D. Buy it. You feel a bit guilty, but figure you can cut back on groceries or dinners out to afford the splurge.
Best answer: B
The best-laid budget can be derailed by impulse purchases. When you’re next tempted by a “must-have” purchase, try holding off before you click buy. Often, you’ll decide you don’t need the item after all. If you do realize you can’t live without those new shoes, option A is the responsible choice, since you won’t take on any additional debt or have to make unexpected cutbacks later to afford your splurge.
Impulse spending is a tough habit to break. Tricks like removing your credit cards from your wallet or deleting them from your online profiles can force you to think twice before you make a purchase. Shopping with a list, paying with cash, and steering clear of the mall can also help you curb the urge to shop.
3. Your monthly credit card statement just arrived. What do you do?

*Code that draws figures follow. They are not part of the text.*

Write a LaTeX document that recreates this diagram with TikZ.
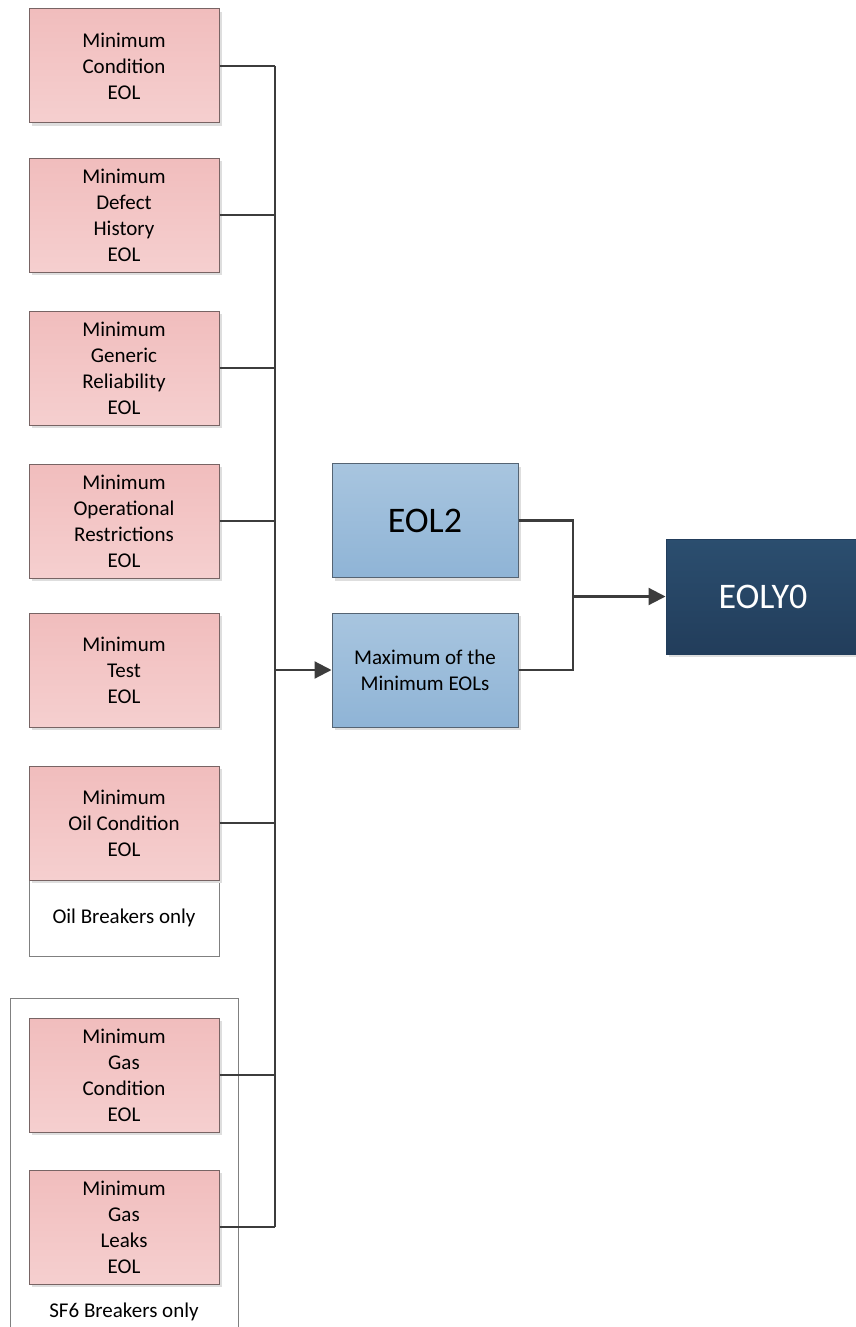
\documentclass[tikz,border=0pt]{standalone}
\usepackage{fontspec}
\setmainfont{Carlito}
\usetikzlibrary{arrows.meta,shadows}
\definecolor{pinkT}{RGB}{241,189,189}
\definecolor{pinkB}{RGB}{245,207,207}
\definecolor{pinkEdge}{RGB}{120,100,100}
\definecolor{blueT}{RGB}{168,197,223}
\definecolor{blueB}{RGB}{143,180,214}
\definecolor{blueEdge}{RGB}{85,100,115}
\definecolor{navyT}{RGB}{43,78,111}
\definecolor{navyB}{RGB}{34,61,91}
\definecolor{wireCol}{RGB}{60,60,60}
\definecolor{frameCol}{RGB}{128,128,128}
\tikzset{
  boxbase/.style={line width=1pt, inner sep=0pt, align=center,
    font=\fontsize{21}{26}\selectfont,
    drop shadow={shadow xshift=3pt, shadow yshift=-3pt, fill=black!13, opacity=1}},
  critbox/.style={boxbase, draw=pinkEdge, top color=pinkT, bottom color=pinkB,
    minimum width=190pt, minimum height=114pt},
  calcbox/.style={boxbase, draw=blueEdge, top color=blueT, bottom color=blueB,
    minimum width=186pt, minimum height=114pt},
  resultbox/.style={boxbase, draw=navyB, top color=navyT, bottom color=navyB,
    minimum width=194pt, minimum height=115pt, text=white,
    font=\fontsize{36}{40}\selectfont},
  notebox/.style={draw=frameCol, line width=0.8pt, fill=white, inner sep=0pt,
    minimum width=190pt, minimum height=76pt, font=\fontsize{21}{26}\selectfont},
  frame/.style={draw=frameCol, line width=0.8pt},
  wire/.style={draw=wireCol, line width=2.2pt},
  arr/.style={-{Triangle[length=17pt,width=17pt]}},
}
\begin{document}
\begin{tikzpicture}[x=1pt,y=-1pt]
\useasboundingbox (0,0) rectangle (856,1327);
\clip (0,0) rectangle (856,1327);
\fill[white] (0,0) rectangle (856,1327);

% SF6 group frame (open at the bottom of the page)
\draw[frame] (10,1340) -- (10,998) -- (238,998) -- (238,1340);
\node[font=\fontsize{21}{26}\selectfont] (sfnote) at (124,1312) {SF6 Breakers only};

% oil note under the oil condition box
\node[notebox] (oilnote) at (124,918) {Oil Breakers only};

% criteria boxes
\node[critbox] (c1) at (124,66)   {Minimum\\Condition\\EOL};
\node[critbox] (c2) at (124,215)  {Minimum\\Defect\\History\\EOL};
\node[critbox] (c3) at (124,368)  {Minimum\\Generic\\Reliability\\EOL};
\node[critbox] (c4) at (124,521)  {Minimum\\Operational\\Restrictions\\EOL};
\node[critbox] (c5) at (124,670)  {Minimum\\Test\\EOL};
\node[critbox] (c6) at (124,823)  {Minimum\\Oil Condition\\EOL};
\node[critbox] (c7) at (124,1075) {Minimum\\Gas\\Condition\\EOL};
\node[critbox] (c8) at (124,1227) {Minimum\\Gas\\Leaks\\EOL};

% calculation boxes
\node[calcbox, font=\fontsize{36}{40}\selectfont] (eol2) at (425,520.5) {EOL2};
\node[calcbox] (maxm) at (425,670) {Maximum of the\\Minimum EOLs};
\node[resultbox] (eoly) at (763,596.5) {EOLY0};

% bus and junction columns
\coordinate (busx) at (275,0);
\coordinate (jx) at (573,0);

\foreach \b in {c1,c2,c3,c4,c6,c7,c8}
  \draw[wire] (\b.east) -- (\b.east -| busx);
\draw[wire] (c1.east -| busx) -- (c8.east -| busx);
\draw[wire,arr] (maxm.west -| busx) -- (maxm.west);

\draw[wire] (eol2.east) -- (eol2.east -| jx) -- (maxm.east -| jx) -- (maxm.east);
\draw[wire,arr] (eoly.west -| jx) -- (eoly.west);
\end{tikzpicture}
\end{document}
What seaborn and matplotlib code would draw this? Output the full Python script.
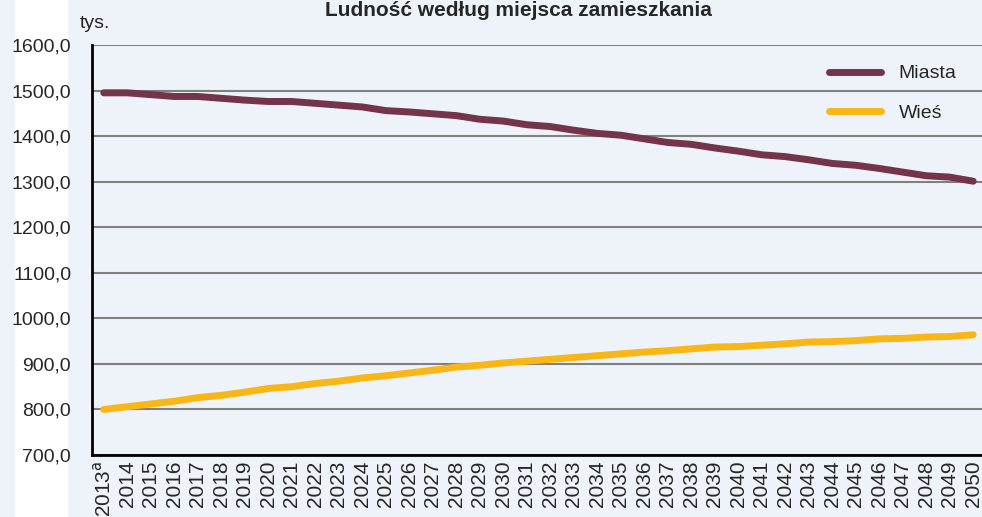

A. Make only the minimum payment.
B. Toss the envelope in a pile with the rest of your unopened mail.
C. Glance at it, wonder how you managed to spend so much money, then pay as much of the balance as you can. You’ll pay off the rest next month, when you have some more cash.
D. Review it for any errors or inconsistencies, then pay the balance in full.
Best answer: D
A credit card doesn’t have to be a debt trap, provided you use it responsibly. Check your statement every month to make sure your spending is in line with your budget, and also look for any weird charges, which could be a sign of identity theft. Then, pay off the bill in full. (Carrying a balance won’t help your credit score.)
If you pay only a portion of the balance, you’ll start racking up interest. Before long, that $30 dinner out is costing you $60 or $120. Ignoring the bill entirely is the worst possible move. Not only will you accrue interest, but your bank will also charge you a late fee. Missed payments will show up on your credit report, which will lower your credit score and make it harder to get a loan in the future. If you keep ignoring your bills, your credit card company will eventually offload your debt to a collection agency, which will then start hounding you for the money.
4. Your car needs a $1,000 repair. How are you going to pay for it?
A. Use the money in my emergency fund, obviously. You have six months of living expenses set aside, so it won’t be a problem. And you’ll make sure to replenish your savings afterward.
B. With a loan from the bank of mom and dad.
C. Credit cards, obviously. Unless you’re maxed out. Then maybe you can get one of those payday loans.
D. Use the money you set aside for something else. Guess that Caribbean vacation you were planning to take will have to wait.
Best answer: A
Most financial experts suggest having money set aside to cover unexpected expenses, like broken-down cars and busted water heaters. Anywhere from 6 to 12 month’s of living expenses is a good number to aim for, though even an extra $1,000 in the bank is better than nothing. Having such a financial cushion keeps you out of debt and lets you manage life’s little crises without derailing your other financial goals, like taking that long-awaited vacation.
If you don’t have an emergency fund, you’re not alone. Only 37% of people would pay for an unexpected expense with savings, Bankrate found. A quarter would reduce spending — like putting off a planned trip — to cover the cost, the next-best option. Fifteen percent would use a credit card and the same number would borrow from family or friends. High-interest payday loans or auto title loans are one of the worst ways to cope with a financial emergency, since the interest rapidly accumulates if you don’t repay the debt in full within a relatively short window.
5. Are you saving for retirement?
A. Of course. I’m putting at least 10% to 15% of my income into a 401(k) or other retirement account.
B. No, but it’s on my to-do list.
C. Nope. I’m planning to win the lottery.
D. Yes, I’m saving just enough to get my employer’s match. I’ll start saving more once I get a raise.
Best answer: A
It may not be sexy, but steady saving is the path to a secure retirement. While how much you need to save depends on a lot of factors, such as your age and what you want to do when you retire, 10% to 15% of your salary is a good number to aim for. Saving enough to get your employer’s matching contribution is a great start, but you’ll want to ramp up those savings if possible.
Putting off savings is a big mistake, as is counting on a financial windfall. Your retirement savings will compound over time, which means if you start early, you’ll actually have to save less overall to hit your savings goal. The longer you put off saving, the more you’ll have to set aside, since your money will have less time to grow.